Para você, um mar do sul
Un mar, el mar. Amante de su diario cambiar, hijo de una extraña copulación entre el viento y la tierra en una noche de suicidas, reflejo perfecto de esa inconstancia llena de armonía. Como al mar, le temo, me acerco con respeto, avanzando despacio, bocetando cada paso, midiendo el terreno, con la certidumbre a cuestas del posible hundimiento…No existe otra forma de acercarse a él, no para mí.
Confundí inseguridad con arrogancia, creí en la soledad forzada, no en la esencia de otro andar en compañía de la nada, no dí cuenta de que ese sentimiento “extraño” manaba de la experiencia de encontrar un “otro-yo”; solo atiné a describirlo en un par de frases: “como un niño curioso, cínico, dueño de una apasionada tristeza…y con cierto toque de misoginia”; en realidad, lo enmarcaba, tratando de darle sentido a esa tormenta viajera, busqué una fórmula para asirlo; él solo sonrió, evocando un curioso agradecimiento por la descripción sin erratas, sin más.
Por fortuna, las charlas no fueron muchas. Esporádicas, errantes, profundas; cada ocasión que se dignaba el tiempo a sentarnos a conversar, él conseguía quebrarme, ahondar esa herida que me fragmenta, sin entender cómo o porqué, revelaba la frontera que soy, conseguía inclinar la balanza, pocas veces del lado correcto… Por ello, lo evitaba, trazaba mis caminos lejos de él, aun sabiendo que su presencia me era imprescindible, que su voz me diría donde tomar la tiza, cuando y hacia donde seguir trazando… No sé qué pensamientos lo animaban a seguir la misma estrategia, quizá solo lo imaginé para forzar la distancia. El capricho de la suerte regalaba instantes en el techo, en las calles alfombradas de un amarillo crujir, en las noches heladas donde el calor era fruto de la política y no del andar, en una que otra tarde de experimentos agrícolas, en el ocio del invierno.

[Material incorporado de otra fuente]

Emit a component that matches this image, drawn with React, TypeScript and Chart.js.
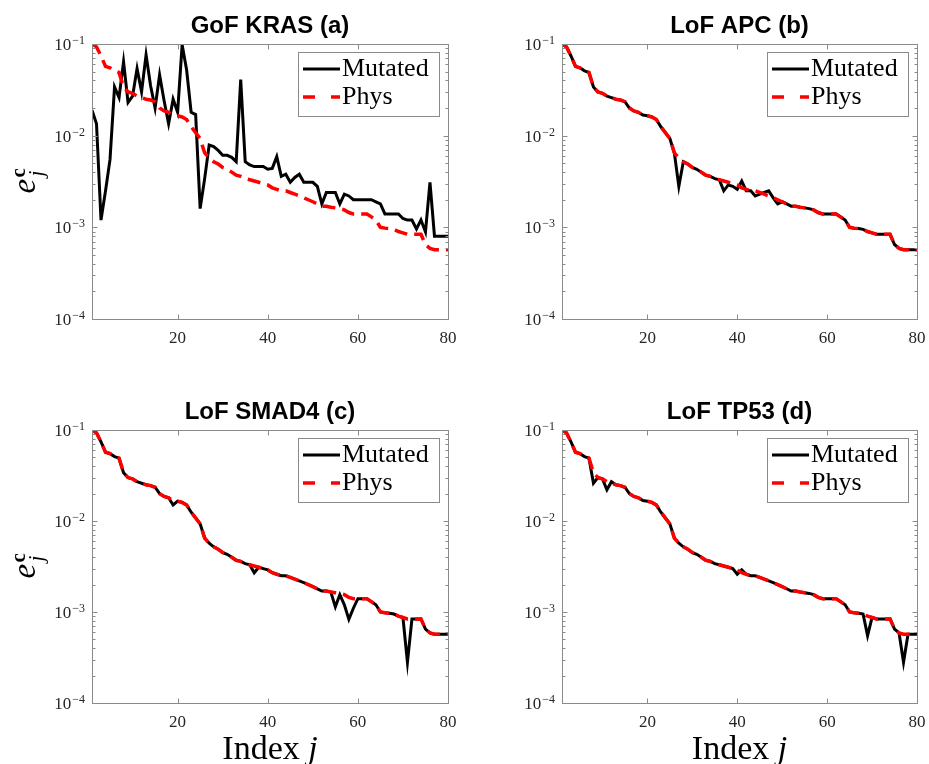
import React, { useEffect, useRef } from 'react';
import { Chart, registerables } from 'chart.js';

Chart.register(...registerables);

// ---------------- data ----------------
const indexJ = [
  1, 2, 3, 4, 5, 6, 7, 8, 9, 10, 11, 12, 13, 14, 15, 16, 17, 18, 19, 20,
  21, 22, 23, 24, 25, 26, 27, 28, 29, 30, 31, 32, 33, 34, 35, 36, 37, 38, 39, 40,
  41, 42, 43, 44, 45, 46, 47, 48, 49, 50, 51, 52, 53, 54, 55, 56, 57, 58, 59, 60,
  61, 62, 63, 64, 65, 66, 67, 68, 69, 70, 71, 72, 73, 74, 75, 76, 77, 78, 79, 80,
];

const physValues = [
  0.100, 0.093, 0.074, 0.057, 0.055, 0.051, 0.049, 0.034, 0.030, 0.029,
  0.027, 0.026, 0.025, 0.0245, 0.0235, 0.020, 0.0186, 0.018, 0.0168, 0.0165,
  0.016, 0.015, 0.0125, 0.0108, 0.0093, 0.0065, 0.0057, 0.0052, 0.0049, 0.0045,
  0.0043, 0.0040, 0.0037, 0.0036, 0.0034, 0.0033, 0.0032, 0.0031, 0.0030, 0.0029,
  0.0027, 0.0026, 0.0025, 0.0025, 0.0024, 0.0023, 0.0022, 0.0021, 0.0020, 0.0019,
  0.0018, 0.0017, 0.0017, 0.00166, 0.00163, 0.0016, 0.00155, 0.00145, 0.0014, 0.0014,
  0.0014, 0.0014, 0.0013, 0.0012, 0.0010, 0.00098, 0.00097, 0.00095, 0.00090, 0.00087,
  0.00084, 0.00084, 0.00084, 0.00084, 0.00065, 0.00059, 0.00057, 0.00057, 0.00057, 0.00057,
];

const mutatedKRAS = [
  0.019, 0.0135, 0.0012, 0.0025, 0.0055, 0.034, 0.026, 0.064, 0.023, 0.027,
  0.054, 0.030, 0.076, 0.035, 0.020, 0.046, 0.024, 0.0135, 0.025, 0.018,
  0.098, 0.052, 0.018, 0.017, 0.0016, 0.0034, 0.0079, 0.0076, 0.0069, 0.0061,
  0.0061, 0.0058, 0.0052, 0.041, 0.0052, 0.0048, 0.0046, 0.0046, 0.0046, 0.0043,
  0.0044, 0.0059, 0.0036, 0.0038, 0.0031, 0.0035, 0.0038, 0.0031, 0.0031, 0.0031,
  0.0028, 0.0018, 0.0024, 0.0024, 0.0024, 0.0018, 0.0023, 0.0022, 0.0020, 0.0020,
  0.0020, 0.0020, 0.0020, 0.0019, 0.0018, 0.0014, 0.0014, 0.0014, 0.0014, 0.00125,
  0.0012, 0.0012, 0.00096, 0.0012, 0.00089, 0.0031, 0.0008, 0.0008, 0.0008, 0.0008,
];

const mutatedAPC = [
  0.100, 0.093, 0.074, 0.057, 0.055, 0.051, 0.049, 0.034, 0.030, 0.029,
  0.027, 0.026, 0.025, 0.0245, 0.0235, 0.020, 0.0186, 0.018, 0.0168, 0.0165,
  0.016, 0.015, 0.0125, 0.0108, 0.0093, 0.0065, 0.0028, 0.0052, 0.0049, 0.0045,
  0.0043, 0.0040, 0.0037, 0.0036, 0.0034, 0.0033, 0.0025, 0.0029, 0.0028, 0.0026,
  0.0032, 0.0025, 0.0025, 0.0022, 0.0023, 0.0024, 0.0025, 0.0021, 0.0018, 0.0019,
  0.0018, 0.0017, 0.0017, 0.00166, 0.00163, 0.0016, 0.00155, 0.00145, 0.0014, 0.0014,
  0.0014, 0.0014, 0.0013, 0.0012, 0.0010, 0.00098, 0.00097, 0.00095, 0.00090, 0.00087,
  0.00084, 0.00084, 0.00084, 0.00084, 0.00065, 0.00059, 0.00057, 0.00057, 0.00057, 0.00057,
];

const mutatedSMAD4 = [
  0.100, 0.093, 0.074, 0.057, 0.055, 0.051, 0.049, 0.034, 0.030, 0.029,
  0.027, 0.026, 0.025, 0.0245, 0.0235, 0.020, 0.0186, 0.018, 0.015, 0.0165,
  0.016, 0.015, 0.0125, 0.0108, 0.0093, 0.0065, 0.0057, 0.0052, 0.0049, 0.0045,
  0.0043, 0.0040, 0.0037, 0.0036, 0.0034, 0.0033, 0.0027, 0.0031, 0.0030, 0.0029,
  0.0027, 0.0026, 0.0025, 0.0025, 0.0024, 0.0023, 0.0022, 0.0021, 0.0020, 0.0019,
  0.0018, 0.0017, 0.0017, 0.00166, 0.00114, 0.00155, 0.0012, 0.00083, 0.0011, 0.0014,
  0.0014, 0.0014, 0.0013, 0.0012, 0.0010, 0.00098, 0.00097, 0.00095, 0.00090, 0.00087,
  0.00028, 0.00084, 0.00084, 0.00084, 0.00065, 0.00059, 0.00057, 0.00057, 0.00057, 0.00057,
];

const mutatedTP53 = [
  0.100, 0.093, 0.074, 0.057, 0.055, 0.051, 0.049, 0.026, 0.030, 0.029,
  0.022, 0.027, 0.025, 0.0245, 0.0235, 0.020, 0.0186, 0.018, 0.0168, 0.0165,
  0.016, 0.015, 0.0125, 0.0108, 0.0093, 0.0065, 0.0057, 0.0052, 0.0049, 0.0045,
  0.0043, 0.0040, 0.0037, 0.0036, 0.0034, 0.0033, 0.0032, 0.0031, 0.0030, 0.0026,
  0.0029, 0.0026, 0.0025, 0.0025, 0.0024, 0.0023, 0.0022, 0.0021, 0.0020, 0.0019,
  0.0018, 0.0017, 0.0017, 0.00166, 0.00163, 0.0016, 0.00155, 0.00145, 0.0014, 0.0014,
  0.0014, 0.0014, 0.0013, 0.0012, 0.0010, 0.00098, 0.00097, 0.00095, 0.00055, 0.00087,
  0.00084, 0.00084, 0.00084, 0.00084, 0.00065, 0.00059, 0.00028, 0.00057, 0.00057, 0.00057,
];

const seriesNames = ['Mutated', 'Phys'];
const panelTitles = ['GoF KRAS (a)', 'LoF APC (b)', 'LoF SMAD4 (c)', 'LoF TP53 (d)'];
const xTickValues = [20, 40, 60, 80];
const xTickLabels = ['20', '40', '60', '80'];
const yTickValues = [1e-4, 1e-3, 1e-2, 1e-1];
const yTickBase = '10';
const yTickExponents = ['\u22124', '\u22123', '\u22122', '\u22121'];
const xAxisLabel = ['Index ', 'j'];
const yAxisLabel = ['e', 'c', 'j'];

// ---------------- styling ----------------
const SERIF = "'Liberation Serif', 'Times New Roman', serif";
const SANS = "'Liberation Sans', Arial, sans-serif";
const AXIS_GREY = '#8a8a8a';
const TEXT_GREY = '#262626';

const decorPlugin = {
  id: 'decor',
  afterDraw(chart: any, _args: any, opts: any) {
    const { ctx, chartArea: a, scales } = chart;
    const L = Math.round(a.left) + 0.5;
    const R = Math.round(a.right) + 0.5;
    const T = Math.round(a.top) + 0.5;
    const B = Math.round(a.bottom) + 0.5;
    ctx.save();
    // axes box
    ctx.strokeStyle = AXIS_GREY;
    ctx.lineWidth = 1;
    ctx.setLineDash([]);
    ctx.strokeRect(L, T, R - L, B - T);
    ctx.beginPath();
    for (const v of yTickValues) {
      const y = Math.round(scales.y.getPixelForValue(v)) + 0.5;
      ctx.moveTo(L, y); ctx.lineTo(L + 5, y);
      ctx.moveTo(R, y); ctx.lineTo(R - 5, y);
    }
    for (let d = -4; d < -1; d++) {
      for (let k = 2; k <= 9; k++) {
        const y = Math.round(scales.y.getPixelForValue(k * Math.pow(10, d))) + 0.5;
        ctx.moveTo(L, y); ctx.lineTo(L + 3, y);
        ctx.moveTo(R, y); ctx.lineTo(R - 3, y);
      }
    }
    for (const v of xTickValues) {
      const x = Math.round(scales.x.getPixelForValue(v)) + 0.5;
      ctx.moveTo(x, B); ctx.lineTo(x, B - 5);
      ctx.moveTo(x, T); ctx.lineTo(x, T + 5);
    }
    ctx.stroke();

    // y tick labels 10^{-k}
    ctx.fillStyle = TEXT_GREY;
    ctx.textBaseline = 'alphabetic';
    ctx.textAlign = 'left';
    scales.y.ticks.forEach((t: any) => {
      const i = yTickValues.findIndex((v) => Math.abs(Math.log10(v) - Math.log10(t.value)) < 1e-6);
      if (i < 0) return;
      const y = scales.y.getPixelForValue(t.value);
      ctx.font = `17px ${SERIF}`;
      const wb = ctx.measureText(yTickBase).width;
      ctx.font = `12px ${SERIF}`;
      const we = ctx.measureText(yTickExponents[i]).width;
      const x0 = a.left - 7 - wb - 1 - we;
      ctx.font = `17px ${SERIF}`;
      ctx.fillText(yTickBase, x0, y + 6);
      ctx.font = `12px ${SERIF}`;
      ctx.fillText(yTickExponents[i], x0 + wb + 1, y);
    });

    // title
    const cxMid = (a.left + a.right) / 2;
    ctx.fillStyle = '#000';
    ctx.font = `bold 24px ${SANS}`;
    ctx.textAlign = 'center';
    ctx.textBaseline = 'alphabetic';
    ctx.fillText(opts.title, cxMid, a.top - 11);

    // legend
    const bw = 141, bh = 64;
    const bx = Math.round(a.right) - 9 - bw;
    const by = Math.round(a.top) + 8;
    ctx.fillStyle = '#fff';
    ctx.fillRect(bx, by, bw, bh);
    ctx.strokeStyle = AXIS_GREY;
    ctx.lineWidth = 1;
    ctx.strokeRect(bx + 0.5, by + 0.5, bw, bh);
    chart.data.datasets.forEach((ds: any, i: number) => {
      const yy = by + 17 + i * 28;
      ctx.strokeStyle = ds.borderColor;
      ctx.lineWidth = ds.borderWidth;
      ctx.setLineDash(ds.borderDash ? [12, 16] : []);
      ctx.beginPath();
      ctx.moveTo(bx + 5, yy);
      ctx.lineTo(bx + 42, yy);
      ctx.stroke();
      ctx.setLineDash([]);
      ctx.fillStyle = '#000';
      ctx.font = `26px ${SERIF}`;
      ctx.textAlign = 'left';
      ctx.textBaseline = 'alphabetic';
      ctx.fillText(ds.label, bx + 44, yy + 7);
    });

    // y axis label e_j^c
    if (opts.showY) {
      const cy = (a.top + a.bottom) / 2;
      ctx.translate(35, cy);
      ctx.rotate(-Math.PI / 2);
      ctx.fillStyle = '#000';
      ctx.textAlign = 'left';
      ctx.textBaseline = 'alphabetic';
      ctx.font = `italic 33px ${SERIF}`;
      ctx.fillText(yAxisLabel[0], -12, 0);
      ctx.font = `bold 21px ${SERIF}`;
      ctx.fillText(yAxisLabel[1], 4, -10);
      ctx.font = `italic 21px ${SERIF}`;
      ctx.fillText(yAxisLabel[2], 5, 8);
      ctx.setTransform(1, 0, 0, 1, 0, 0);
    }

    // x axis label Index j
    if (opts.showX) {
      ctx.fillStyle = '#000';
      ctx.textBaseline = 'alphabetic';
      ctx.textAlign = 'left';
      ctx.font = `34px ${SERIF}`;
      const w1 = ctx.measureText(xAxisLabel[0]).width;
      ctx.font = `italic 34px ${SERIF}`;
      const w2 = ctx.measureText(xAxisLabel[1]).width;
      const x0 = cxMid - (w1 + w2) / 2;
      ctx.font = `34px ${SERIF}`;
      ctx.fillText(xAxisLabel[0], x0, opts.xLabelBaseline);
      ctx.font = `italic 34px ${SERIF}`;
      ctx.fillText(xAxisLabel[1], x0 + w1, opts.xLabelBaseline);
    }
    ctx.restore();
  },
};

type Area = { l: number; t: number; r: number; b: number };
type PanelProps = {
  left: number; top: number; width: number; height: number; area: Area;
  title: string; mutated: number[]; phys: number[]; showY: boolean; showX: boolean;
};

function Panel(p: PanelProps) {
  const ref = useRef<HTMLCanvasElement>(null);
  useEffect(() => {
    const canvas = ref.current as HTMLCanvasElement;
    const chart = new Chart(canvas, {
      type: 'line',
      data: {
        datasets: [
          {
            label: seriesNames[0],
            data: indexJ.map((x, i) => ({ x, y: p.mutated[i] })),
            borderColor: '#000000',
            borderWidth: 3,
            pointRadius: 0,
            tension: 0,
            fill: false,
            order: 2,
          },
          {
            label: seriesNames[1],
            data: indexJ.map((x, i) => ({ x, y: p.phys[i] })),
            borderColor: '#ff0000',
            borderWidth: 3.5,
            borderDash: [13, 7],
            pointRadius: 0,
            tension: 0,
            fill: false,
            order: 1,
          },
        ],
      },
      options: {
        responsive: false,
        maintainAspectRatio: false,
        animation: false,
        devicePixelRatio: 1,
        layout: { padding: { left: 0, top: p.area.t, right: p.width - p.area.r, bottom: 0 } },
        plugins: {
          legend: { display: false },
          tooltip: { enabled: false },
          title: { display: false },
          decor: { title: p.title, showY: p.showY, showX: p.showX, xLabelBaseline: p.height - 5 },
        } as any,
        scales: {
          x: {
            type: 'linear',
            min: 1,
            max: 80,
            grid: { display: false },
            border: { display: false },
            ticks: {
              color: TEXT_GREY,
              font: { family: SERIF, size: 17 },
              padding: 1,
              maxRotation: 0,
              callback: (v: any) => {
                const i = xTickValues.indexOf(Number(v));
                return i >= 0 ? xTickLabels[i] : '';
              },
            },
            afterBuildTicks: (s: any) => {
              s.ticks = xTickValues.map((v) => ({ value: v }));
            },
            afterFit: (s: any) => {
              s.height = p.height - p.area.b;
            },
          },
          y: {
            type: 'logarithmic',
            min: 1e-4,
            max: 1e-1,
            grid: { display: false },
            border: { display: false },
            ticks: { display: false },
            afterBuildTicks: (s: any) => {
              s.ticks = yTickValues.map((v) => ({ value: v }));
            },
            afterFit: (s: any) => {
              s.width = p.area.l;
            },
          },
        },
      } as any,
      plugins: [decorPlugin],
    });
    return () => chart.destroy();
  }, []);
  return (
    <canvas
      ref={ref}
      width={p.width}
      height={p.height}
      style={{ position: 'absolute', left: p.left, top: p.top, width: p.width, height: p.height }}
    />
  );
}

export default function App() {
  return (
    <div style={{ position: 'absolute', left: 0, top: 0, width: 929, height: 764, background: '#fff', overflow: 'hidden' }}>
      <Panel left={0} top={0} width={464} height={382} area={{ l: 92, t: 44, r: 448, b: 319 }}
        title={panelTitles[0]} mutated={mutatedKRAS} phys={physValues} showY={true} showX={false} />
      <Panel left={464} top={0} width={465} height={382} area={{ l: 98, t: 44, r: 453, b: 319 }}
        title={panelTitles[1]} mutated={mutatedAPC} phys={physValues} showY={false} showX={false} />
      <Panel left={0} top={382} width={464} height={382} area={{ l: 92, t: 48, r: 448, b: 321 }}
        title={panelTitles[2]} mutated={mutatedSMAD4} phys={physValues} showY={true} showX={true} />
      <Panel left={464} top={382} width={465} height={382} area={{ l: 98, t: 48, r: 453, b: 321 }}
        title={panelTitles[3]} mutated={mutatedTP53} phys={physValues} showY={false} showX={true} />
    </div>
  );
}
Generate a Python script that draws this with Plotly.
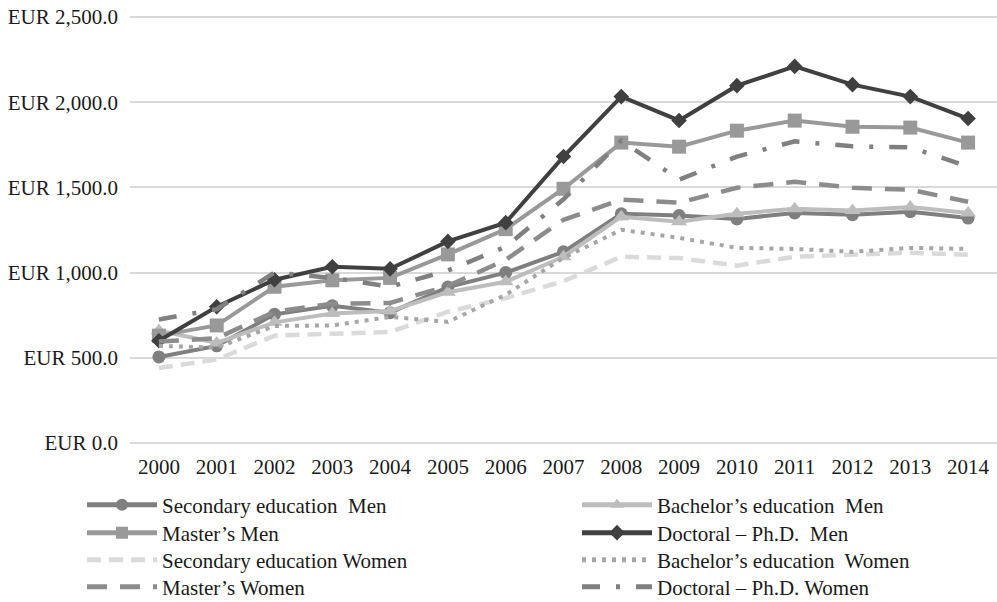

Me sorprende que con tan poco comprendiera lo diminuto, mi inconsistencia en la imagen, que me descubriera bruja, que me confiara sus lágrimas…alguien como él jamás flaquea, duda, sí, pero no más; tal vez por eso los momentos de miradas cristalinas clavadas en las paredes me enloquecían, llenaban mi cuerpo del deseo de huir. Escuchaba sus teorías de los destinos cruzados, del tiempo en espiral, horas dedicadas a los mismos temas; ahí aprendí el placer de incendiar una manzana entera, sentí la poesía del espacio, describió los versos que los edificios componían, jamás hubiese imaginado que podrían existir poemas ahí, entre cemento, metal y vidrio…
Hasta hoy no he logrado descifrarlo, su imagen se evapora en mis manos, no alcanzo a describirlo, cuando le pienso solo llega el caos, ni siquiera en estas letras he podido dibujar algo claro; el Hikuri que fue su ojo izquierdo una mala noche, es lo que me une a él, es el depósito de lo que resulta para mí: un hoyo negro, un vacío que hechiza con la mirada, que destruye…
Sin embargo, nada impidió que su último abrazo se quedara conmigo.